** START DATA LINES **
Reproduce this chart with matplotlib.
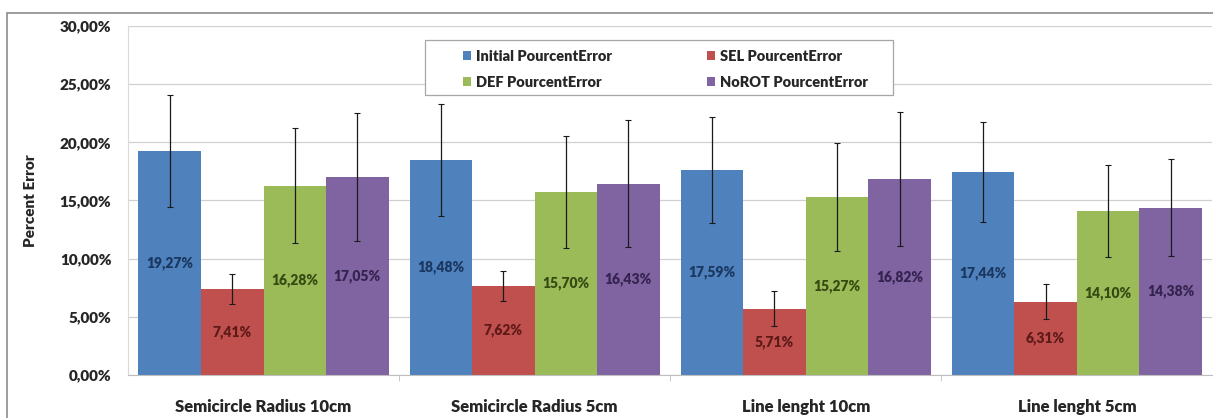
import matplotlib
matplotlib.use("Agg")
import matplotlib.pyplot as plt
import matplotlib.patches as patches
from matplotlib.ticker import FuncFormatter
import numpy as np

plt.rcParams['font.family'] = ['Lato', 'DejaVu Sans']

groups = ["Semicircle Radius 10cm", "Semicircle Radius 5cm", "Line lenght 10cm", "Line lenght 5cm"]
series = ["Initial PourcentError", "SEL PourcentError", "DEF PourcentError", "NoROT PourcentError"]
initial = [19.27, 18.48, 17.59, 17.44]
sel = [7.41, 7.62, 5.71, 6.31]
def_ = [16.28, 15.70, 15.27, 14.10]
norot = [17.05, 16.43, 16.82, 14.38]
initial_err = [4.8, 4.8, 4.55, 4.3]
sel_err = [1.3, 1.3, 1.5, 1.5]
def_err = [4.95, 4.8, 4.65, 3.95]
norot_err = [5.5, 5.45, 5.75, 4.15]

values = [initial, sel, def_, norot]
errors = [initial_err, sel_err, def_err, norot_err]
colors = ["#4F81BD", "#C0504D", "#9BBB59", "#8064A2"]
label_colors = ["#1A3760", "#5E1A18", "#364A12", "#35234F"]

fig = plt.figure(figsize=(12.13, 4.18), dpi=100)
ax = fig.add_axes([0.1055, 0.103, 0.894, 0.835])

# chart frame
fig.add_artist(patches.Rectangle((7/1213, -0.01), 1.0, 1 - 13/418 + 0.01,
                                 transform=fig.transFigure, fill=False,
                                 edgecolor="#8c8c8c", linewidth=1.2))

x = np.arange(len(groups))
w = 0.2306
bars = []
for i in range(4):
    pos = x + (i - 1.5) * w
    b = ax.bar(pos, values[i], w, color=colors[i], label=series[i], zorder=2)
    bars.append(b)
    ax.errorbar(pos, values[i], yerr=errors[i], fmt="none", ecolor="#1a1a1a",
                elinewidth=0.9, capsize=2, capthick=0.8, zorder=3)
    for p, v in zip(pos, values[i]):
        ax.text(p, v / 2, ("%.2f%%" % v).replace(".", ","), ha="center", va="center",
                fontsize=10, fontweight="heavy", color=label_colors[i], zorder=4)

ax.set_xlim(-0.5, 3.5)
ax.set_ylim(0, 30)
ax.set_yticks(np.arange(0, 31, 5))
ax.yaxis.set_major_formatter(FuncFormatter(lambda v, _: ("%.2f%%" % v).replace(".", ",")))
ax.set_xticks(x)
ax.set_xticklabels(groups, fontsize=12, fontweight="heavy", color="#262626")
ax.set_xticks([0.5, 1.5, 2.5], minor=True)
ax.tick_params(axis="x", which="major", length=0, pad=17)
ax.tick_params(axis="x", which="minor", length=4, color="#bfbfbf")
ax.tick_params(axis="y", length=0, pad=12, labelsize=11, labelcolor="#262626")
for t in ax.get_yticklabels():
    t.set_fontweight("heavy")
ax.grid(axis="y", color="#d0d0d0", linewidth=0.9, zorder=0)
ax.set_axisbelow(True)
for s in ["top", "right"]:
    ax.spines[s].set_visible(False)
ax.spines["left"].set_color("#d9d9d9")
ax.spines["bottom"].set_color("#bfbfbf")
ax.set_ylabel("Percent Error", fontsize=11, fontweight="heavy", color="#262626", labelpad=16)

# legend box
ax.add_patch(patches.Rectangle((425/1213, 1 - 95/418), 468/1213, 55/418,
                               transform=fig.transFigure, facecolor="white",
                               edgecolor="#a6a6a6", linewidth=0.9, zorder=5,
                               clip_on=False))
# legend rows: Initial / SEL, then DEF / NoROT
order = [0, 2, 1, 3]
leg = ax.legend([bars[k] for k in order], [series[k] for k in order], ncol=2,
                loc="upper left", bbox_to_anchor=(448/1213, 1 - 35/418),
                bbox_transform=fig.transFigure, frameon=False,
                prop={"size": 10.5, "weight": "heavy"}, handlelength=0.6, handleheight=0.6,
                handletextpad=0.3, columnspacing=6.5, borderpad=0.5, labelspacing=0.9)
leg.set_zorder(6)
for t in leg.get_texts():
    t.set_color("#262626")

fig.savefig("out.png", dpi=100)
** END DATA LINES **
> WHAT TO WORK ON
Collect from the data above every line that includes "chart".

> RESULT OF THE TASK
Reproduce this chart with matplotlib.
# chart frame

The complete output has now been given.